By Charlie McKee
Climatologist David DuBois, PhD, of New Mexico State University had no good news for his Silver City audience regarding the drought conditions currently affecting the southwestern United States. In aligning current climactic conditions with historic global weather patterns over time, DuBois indicated that the drought being experienced in New Mexico and the southwestern region could be the beginning of a long-term (5-to-20 year) drought and high heat pattern.
The public forum featuring DuBois was held Tuesday evening, Feb. 19, at WNMU's Global Resource Center auditorium and was the first of what is to be three such forums presented by the Town of Silver City's Office of Sustainability. The Office Director, Nick Sussillo, explained to the audience during his introduction of DuBois that these forums would provide a basis for research and interviews with the public to support the Office's preparation of its Sustainability Plan 2030. While this forum specifically addressed climate conditions in the local region, the future forums will address the following topics:
• April 10 – Public Health
• May 8 – Economic Resiliency
The purpose of the Sustainability Plan 2030, according to Sussillo, is three-pronged: to reduce vulnerability, build capability, and save money of the citizens of Silver City and Grant County through strengthening the local community, environment, and economy. The 25-member task force developing the plan is a collaboration of local public and private sector members and will focus on such threats as fire, grid failure, higher food costs, and pulmonary risk that are viewed as potential risks for the local geographic area over the next few decades due to climactic trends.
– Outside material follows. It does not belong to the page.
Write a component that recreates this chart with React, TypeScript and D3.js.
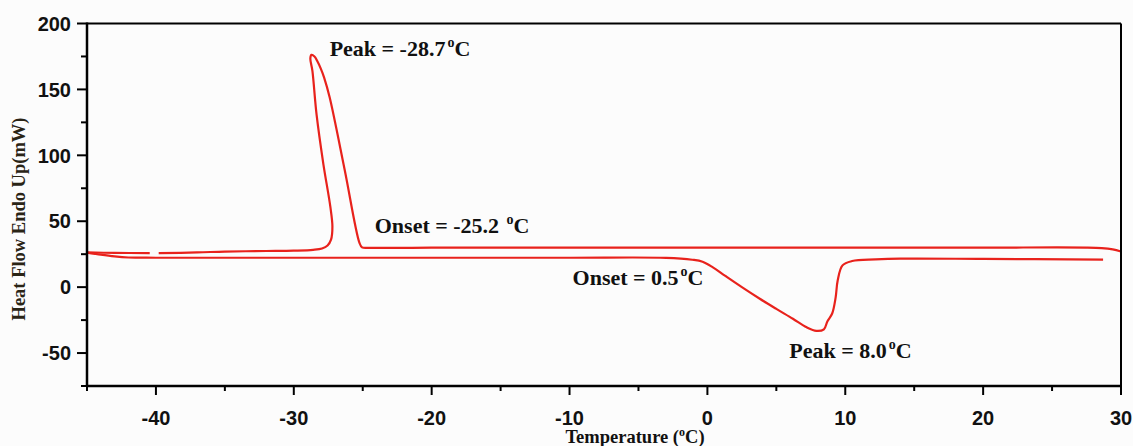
import React from "react";
import * as d3 from "d3";

// Upper curve (cooling scan, crystallisation peak)
const upperT = [-45, -43, -40.45, null, -39.8, -37, -35, -32, -30, -28.6, -27.95, -27.55, -27.3, -27.2, -27.35, -27.85, -28.35, -28.65, -28.8, -28.72, -28.5, -28.3, -28.05, -27.8, -27.4, -26.3, -25.25, -25.05, -24.5, -20, -10, 0, 10, 20, 27.5, 28.6, 29.4, 30];
const upperV = [26.3, 26.0, 25.8, null, 25.8, 26.3, 27.0, 27.4, 27.7, 28.3, 29.3, 31.6, 36, 46, 61, 93, 131, 164, 173.5, 176.2, 175, 171.5, 166, 159, 144, 88.5, 34, 30.2, 29.8, 30, 30, 30, 30, 30, 30, 29.6, 28.6, 27];

// Lower curve (heating scan, melting peak)
const lowerT = [-45, -44, -43, -42, -40, -30, -20, -10, -3, -1.1, -0.35, 0.4, 1.3, 2.5, 3.8, 5.0, 6.2, 7.2, 7.9, 8.45, 8.7, 9.05, 9.3, 9.45, 9.8, 10.5, 12.2, 14, 20, 28.7];
const lowerV = [26.2, 24.6, 23.3, 22.5, 22.3, 22.3, 22.3, 22.3, 22.2, 20.8, 19.3, 15.0, 8.5, 0, -8.8, -16.5, -24, -30.5, -33.2, -32, -26, -20, -8, 5, 16.5, 19.8, 21.0, 21.6, 21.4, 20.9];

const xMajor = [-40, -30, -20, -10, 0, 10, 20, 30];
const xMinor = [-45, -35, -25, -15, -5, 5, 15, 25];
const yMajor = [-50, 0, 50, 100, 150, 200];
const yMinor = [-75, -25, 25, 75, 125, 175];

const annText = ["Peak = -28.7", "Onset = -25.2 ", "Onset = 0.5", "Peak = 8.0"];
const annX = [-27.4, -24.13, -9.78, 5.94];
const annY = [175.3, 40.8, 1.3, -53.4];

const W = 1133;
const H = 446;

export default function App() {
  const x = d3.scaleLinear().domain([-45, 30]).range([87, 1121]);
  const y = d3.scaleLinear().domain([-75, 200]).range([386, 23.5]);

  const mk = (ts: (number | null)[], vs: (number | null)[]) =>
    ts.map((t, i) => ({ t, v: vs[i] }));
  const line = d3
    .line<{ t: number | null; v: number | null }>()
    .defined((d) => d.t !== null && d.v !== null)
    .x((d) => x(d.t as number))
    .y((d) => y(d.v as number))
    .curve(d3.curveCatmullRom.alpha(0.5));

  const red = "#e8221c";
  const tickFont = "Arial, 'Liberation Sans', sans-serif";
  const serif = "'Times New Roman', 'Liberation Serif', serif";

  return (
    <svg
      width={W}
      height={H}
      style={{ position: "absolute", left: 0, top: 0, background: "#fcfcfc" }}
    >
      <rect x={0} y={0} width={W} height={H} fill="#fcfcfc" />
      <path d={line(mk(upperT, upperV)) || ""} fill="none" stroke={red} strokeWidth={2.2} />
      <path d={line(mk(lowerT, lowerV)) || ""} fill="none" stroke={red} strokeWidth={2.2} />

      {/* frame */}
      <line x1={x(-45)} x2={x(30)} y1={y(200)} y2={y(200)} stroke="#000" strokeWidth={2} />
      <line x1={x(30)} x2={x(30)} y1={y(200)} y2={y(-75)} stroke="#000" strokeWidth={2} />
      <line x1={x(-45)} x2={x(-45)} y1={y(200) - 1} y2={y(-75) + 1} stroke="#000" strokeWidth={2.5} />
      <line x1={x(-45) - 1} x2={x(30) + 1} y1={y(-75)} y2={y(-75)} stroke="#000" strokeWidth={2.5} />

      {/* x ticks */}
      {xMajor.map((t) => (
        <g key={"xm" + t}>
          <line x1={x(t)} x2={x(t)} y1={y(-75)} y2={y(-75) + 9} stroke="#000" strokeWidth={2} />
          <text x={x(t)} y={425} textAnchor="middle" fontFamily={tickFont} fontWeight="bold" fontSize={20} fill="#111">
            {t}
          </text>
        </g>
      ))}
      {xMinor.map((t) => (
        <line key={"xn" + t} x1={x(t)} x2={x(t)} y1={y(-75)} y2={y(-75) + 5} stroke="#000" strokeWidth={2} />
      ))}

      {/* y ticks */}
      {yMajor.map((v) => (
        <g key={"ym" + v}>
          <line x1={x(-45) - 10} x2={x(-45)} y1={y(v)} y2={y(v)} stroke="#000" strokeWidth={2} />
          <text x={71} y={y(v)} dy="0.36em" textAnchor="end" fontFamily={tickFont} fontWeight="bold" fontSize={20} fill="#111">
            {v}
          </text>
        </g>
      ))}
      {yMinor.map((v) => (
        <line key={"yn" + v} x1={x(-45) - 6} x2={x(-45)} y1={y(v)} y2={y(v)} stroke="#000" strokeWidth={2} />
      ))}

      {/* axis titles */}
      <text
        transform="translate(25,219) rotate(-90)"
        textAnchor="middle"
        fontFamily={serif}
        fontWeight="bold"
        fontSize={18.5}
        fill="#2a2416"
      >
        Heat Flow Endo Up(mW)
      </text>
      <text x={635} y={443} textAnchor="middle" fontFamily={serif} fontWeight="bold" fontSize={18.5} fill="#111">
        Temperature (
        <tspan fontSize={12} dy={-7}>o</tspan>
        <tspan dy={7}>C)</tspan>
      </text>

      {/* annotations */}
      {annText.map((s, i) => (
        <text key={"a" + i} x={x(annX[i])} y={y(annY[i])} fontFamily={serif} fontWeight="bold" fontSize={22} fill="#111">
          {s}
          <tspan fontSize={14} dx={2} dy={-9}>o</tspan>
          <tspan dy={9}>C</tspan>
        </text>
      ))}
    </svg>
  );
}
DuBois's presentation focused on the current conditions in Climate Division 4 (CD4), a geographic area of similar weather encompassing mostly mountainous terrain with Silver City, NM at its southernmost tip and Grants, NM at its northernmost. In various graphical displays, DuBois demonstrated that 2012 was extreme and stands out uniquely in CD4 as both the warmest and driest year by considerable margin since 1895. In addition, the study of "streamflow," which includes snowpack and reservoir measurements, shows that New Mexico's snow levels and water reserves are dangerously low.
DuBois explained that his prediction that the current drought conditions will continue for some time is based upon a specific climate pattern, which indicates that CD4 is at the beinning of a very dry period. The pattern is comprised of a neutral period between El Niño and La Niña and a negative Atlantic Multi-Decadal Oscillation, a combination, which has shown in the past to result in extended drought.
DuBois urged the audience to participate in climate observation in our area, stating that cuts in federal funding have resulted in the necessity for volunteer citizens to become the weather observers of the future. (These cuts include the termination of continuous weather observation and recording at Fort Bayard from 1877 to 2012.) He encouraged participation in the Community Collaborative Rain Hail and Snow (CoCoRaHs) organization through which it is easy and inexpensive to become part of a North American volunteer weather reporting force. Additional information is available on the following websites: www.cocorahs.org; www.southernclimate.org; www.climas.arizona.edu; and www.weather.nmsu.edu.